A major contribution of the work is the introduction of online convergence diagnostics that can be applied while the crawl is in progress. The authors adapt two well‑known statistical tools: the Gelman‑Rubin R̂ statistic, which compares within‑chain and between‑chain variance across multiple independent walks, and the autocorrelation time τ, which quantifies the effective sample size given the dependence between successive steps. By monitoring R̂ (requiring it to fall below 1.1) and τ (ensuring a reasonable effective sample size), the crawler can decide in real time when the collected data are sufficiently close to the target distribution, thereby avoiding unnecessary additional steps and reducing API usage costs.

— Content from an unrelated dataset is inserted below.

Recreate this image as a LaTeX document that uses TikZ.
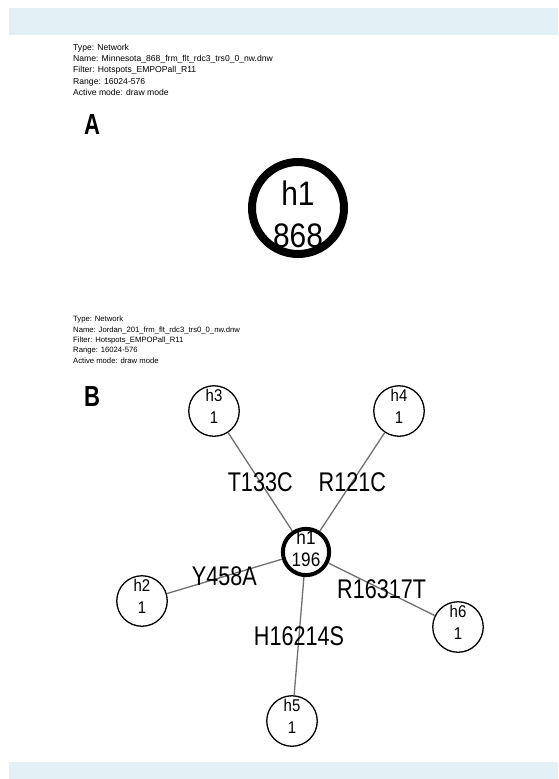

The methodology is evaluated on a large‑scale case study of Facebook. Using the public API, the authors construct a crawl that explores a subgraph containing hundreds of millions of users. They compare four sampling strategies: BFS, plain RW, MHRW, and RWRW, each generating 100,000‑node samples. Ground‑truth benchmarks are obtained from a limited set of user IDs that can be enumerated directly (e.g., via a known ID range). The evaluation metrics include Kolmogorov‑Smirnov (KS) distance for degree distributions, mean‑squared error (MSE) for demographic proportions, and errors in global network statistics such as clustering coefficient and average shortest‑path length.
Results show that BFS and plain RW produce highly skewed samples: the proportion of high‑degree nodes is inflated by more than 30 % relative to the true distribution, and demographic estimates (e.g., gender ratio) deviate by up to 5 percentage points. MHRW, after a burn‑in period of roughly 2,000 steps, yields estimates that lie within the 95 % confidence intervals of the ground truth across all measured attributes. RWRW converges faster—requiring about 1.5 × fewer steps than MHRW—but its post‑hoc weighting introduces higher variance, leading to a modest (≈12 %) increase in MSE for some metrics. The online diagnostics successfully flag convergence: when R̂ drops below 1.1, the error in average degree estimation stabilizes below 2 %, and τ values around 30 indicate that each 30 steps contribute roughly one independent observation.

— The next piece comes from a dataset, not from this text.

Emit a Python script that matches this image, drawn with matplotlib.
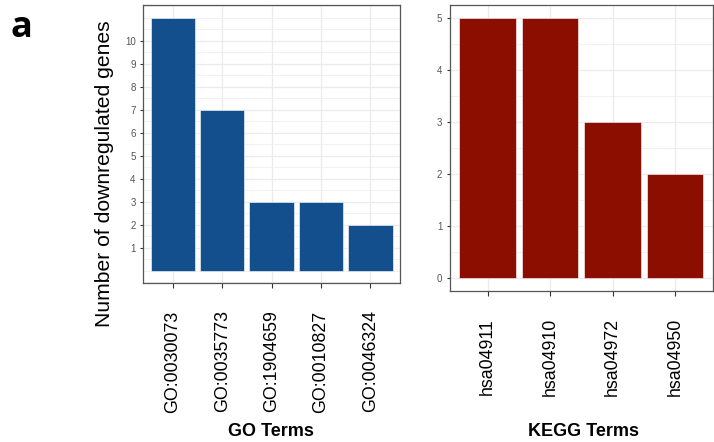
import matplotlib
matplotlib.use("Agg")
from matplotlib import pyplot as plt
from matplotlib.ticker import MultipleLocator
import numpy as np

plt.rcParams['font.family'] = ['Liberation Sans', 'DejaVu Sans']

go_terms = ["GO:0030073", "GO:0035773", "GO:1904659", "GO:0010827", "GO:0046324"]
go_counts = [11, 7, 3, 3, 2]
go_yticks = [1, 2, 3, 4, 5, 6, 7, 8, 9, 10]

kegg_terms = ["hsa04911", "hsa04910", "hsa04972", "hsa04950"]
kegg_counts = [5, 5, 3, 2]
kegg_yticks = [0, 1, 2, 3, 4, 5]

W, H = 714, 442
fig = plt.figure(figsize=(W / 100, H / 100), dpi=100)

def px_axes(x0, y0, x1, y1):
    return fig.add_axes([x0 / W, 1 - y1 / H, (x1 - x0) / W, (y1 - y0) / H])

def style(ax, labels, counts, yticks, color):
    x = np.arange(1, len(labels) + 1)
    ax.bar(x, counts, width=0.9, color=color, edgecolor="#ffffff", linewidth=0.4, zorder=3)
    top = max(counts)
    ax.set_xlim(0.4, len(labels) + 0.6)
    ax.set_ylim(-0.05 * top, top * 1.05)
    ax.set_xticks(x)
    ax.set_xticklabels(labels, rotation=90, va="top", ha="center", fontsize=12.8, color="black")
    ax.set_yticks(yticks)
    ax.set_yticklabels([str(v) for v in yticks], fontsize=7, color="#555555")
    ax.yaxis.set_minor_locator(MultipleLocator(0.5))
    ax.grid(which="major", color="#ebebeb", linewidth=0.9, zorder=0)
    ax.grid(which="minor", axis="y", color="#ebebeb", linewidth=0.5, zorder=0)
    ax.tick_params(axis="x", length=3.5, width=0.8, color="#333333", pad=16)
    ax.tick_params(axis="y", length=2.5, width=0.8, color="#333333", pad=3)
    ax.tick_params(which="minor", length=0)
    for s in ax.spines.values():
        s.set_color("#555555")
        s.set_linewidth(0.9)
    ax.set_axisbelow(True)

ax1 = px_axes(143.3, 5, 400, 283.3)
style(ax1, go_terms, go_counts, go_yticks, "#134f8c")

ax2 = px_axes(450, 5, 712.7, 290.7)
style(ax2, kegg_terms, kegg_counts, kegg_yticks, "#8b0e00")

fig.text(271 / W, 1 - 431 / H, "GO Terms", ha="center", va="center", fontsize=13, fontweight="bold")
fig.text(584 / W, 1 - 431 / H, "KEGG Terms", ha="center", va="center", fontsize=13, fontweight="bold")
fig.text(105 / W, 1 - 174 / H, "Number of downregulated genes", rotation=90,
         ha="center", va="center", fontsize=15.2)
fig.text(10 / W, 1 - 37 / H, "a", ha="left", va="baseline", fontsize=26, fontweight="bold",
         family=["Open Sans", "Liberation Sans"])

fig.savefig("out.png", dpi=100)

Armed with a validated sampling pipeline, the authors collect what they claim is the first publicly available, representative sample of Facebook users. The dataset (anonymized user IDs, public profile fields, and a partial friend list) is released for the research community. Analyses of this sample confirm known patterns—such as a power‑law‑like degree distribution and a peak in average friend count among users in their twenties—while also providing more accurate estimates of demographic breakdowns that were previously biased by non‑uniform sampling.

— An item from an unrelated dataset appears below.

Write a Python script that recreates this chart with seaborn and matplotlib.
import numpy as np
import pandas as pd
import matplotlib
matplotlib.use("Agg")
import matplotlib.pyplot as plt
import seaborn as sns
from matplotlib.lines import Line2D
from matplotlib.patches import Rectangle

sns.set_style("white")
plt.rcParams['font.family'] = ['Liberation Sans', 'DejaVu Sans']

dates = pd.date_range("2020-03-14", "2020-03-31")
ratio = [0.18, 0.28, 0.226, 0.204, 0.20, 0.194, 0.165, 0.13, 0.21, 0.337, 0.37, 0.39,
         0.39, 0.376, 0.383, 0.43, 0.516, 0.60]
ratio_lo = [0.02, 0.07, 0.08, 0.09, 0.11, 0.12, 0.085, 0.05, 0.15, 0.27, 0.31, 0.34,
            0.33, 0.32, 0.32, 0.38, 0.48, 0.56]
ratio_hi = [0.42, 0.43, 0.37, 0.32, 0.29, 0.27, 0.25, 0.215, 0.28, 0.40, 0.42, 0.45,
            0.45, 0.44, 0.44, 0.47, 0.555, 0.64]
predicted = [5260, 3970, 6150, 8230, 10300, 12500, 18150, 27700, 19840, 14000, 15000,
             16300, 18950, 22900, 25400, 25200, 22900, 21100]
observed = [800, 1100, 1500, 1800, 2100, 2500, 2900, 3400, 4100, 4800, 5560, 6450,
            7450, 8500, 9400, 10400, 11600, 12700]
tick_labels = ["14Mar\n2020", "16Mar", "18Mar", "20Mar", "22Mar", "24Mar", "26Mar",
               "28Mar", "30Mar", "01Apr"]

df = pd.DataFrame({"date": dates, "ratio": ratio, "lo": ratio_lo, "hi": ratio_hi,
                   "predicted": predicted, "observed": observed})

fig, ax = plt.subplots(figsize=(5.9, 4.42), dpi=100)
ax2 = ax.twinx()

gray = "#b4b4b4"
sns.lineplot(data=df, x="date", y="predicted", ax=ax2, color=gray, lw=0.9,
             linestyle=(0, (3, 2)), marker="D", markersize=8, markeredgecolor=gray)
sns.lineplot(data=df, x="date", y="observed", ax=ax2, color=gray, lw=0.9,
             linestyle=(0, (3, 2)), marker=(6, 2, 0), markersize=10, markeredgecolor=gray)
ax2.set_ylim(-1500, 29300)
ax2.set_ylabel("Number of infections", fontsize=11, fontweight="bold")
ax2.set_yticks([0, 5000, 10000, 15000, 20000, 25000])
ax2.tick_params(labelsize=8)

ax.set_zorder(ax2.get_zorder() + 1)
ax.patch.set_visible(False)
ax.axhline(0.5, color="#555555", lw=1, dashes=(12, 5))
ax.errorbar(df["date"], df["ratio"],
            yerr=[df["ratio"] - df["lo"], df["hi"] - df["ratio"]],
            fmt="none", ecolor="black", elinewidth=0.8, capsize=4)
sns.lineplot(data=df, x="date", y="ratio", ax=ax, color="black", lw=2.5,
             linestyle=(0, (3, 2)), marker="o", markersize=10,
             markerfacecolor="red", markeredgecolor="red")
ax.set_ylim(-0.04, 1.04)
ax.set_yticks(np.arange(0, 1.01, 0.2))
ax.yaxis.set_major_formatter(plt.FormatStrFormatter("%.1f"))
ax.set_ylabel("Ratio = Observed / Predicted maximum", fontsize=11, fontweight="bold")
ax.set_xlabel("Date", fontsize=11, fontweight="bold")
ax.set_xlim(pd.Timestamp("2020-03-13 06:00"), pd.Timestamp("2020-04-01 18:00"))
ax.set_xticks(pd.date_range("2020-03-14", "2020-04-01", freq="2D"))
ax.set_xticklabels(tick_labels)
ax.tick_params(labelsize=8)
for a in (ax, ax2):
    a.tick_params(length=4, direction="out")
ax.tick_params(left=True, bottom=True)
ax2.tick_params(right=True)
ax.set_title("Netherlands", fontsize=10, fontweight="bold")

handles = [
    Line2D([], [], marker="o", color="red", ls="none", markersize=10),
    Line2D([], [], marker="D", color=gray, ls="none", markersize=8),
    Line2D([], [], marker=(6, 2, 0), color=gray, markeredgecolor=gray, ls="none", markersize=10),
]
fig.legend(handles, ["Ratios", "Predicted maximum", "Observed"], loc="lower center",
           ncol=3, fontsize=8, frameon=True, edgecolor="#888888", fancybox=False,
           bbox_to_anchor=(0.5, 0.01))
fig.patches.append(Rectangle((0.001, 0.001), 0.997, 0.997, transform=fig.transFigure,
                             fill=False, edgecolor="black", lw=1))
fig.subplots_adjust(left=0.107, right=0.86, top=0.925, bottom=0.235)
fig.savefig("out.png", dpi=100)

In conclusion, the paper demonstrates that both MHRW and RWRW are viable, practical tools for uniform user sampling in massive OSNs, and that real‑time convergence diagnostics are essential for efficient data collection. The work bridges a gap between theoretical sampling guarantees and operational constraints (API rate limits, crawling costs). Future directions suggested include extending the framework to dynamic graphs where edges appear and disappear over time, incorporating multi‑attribute weighting schemes (e.g., for content‑based sampling), and scaling the approach to parallel, distributed crawling environments.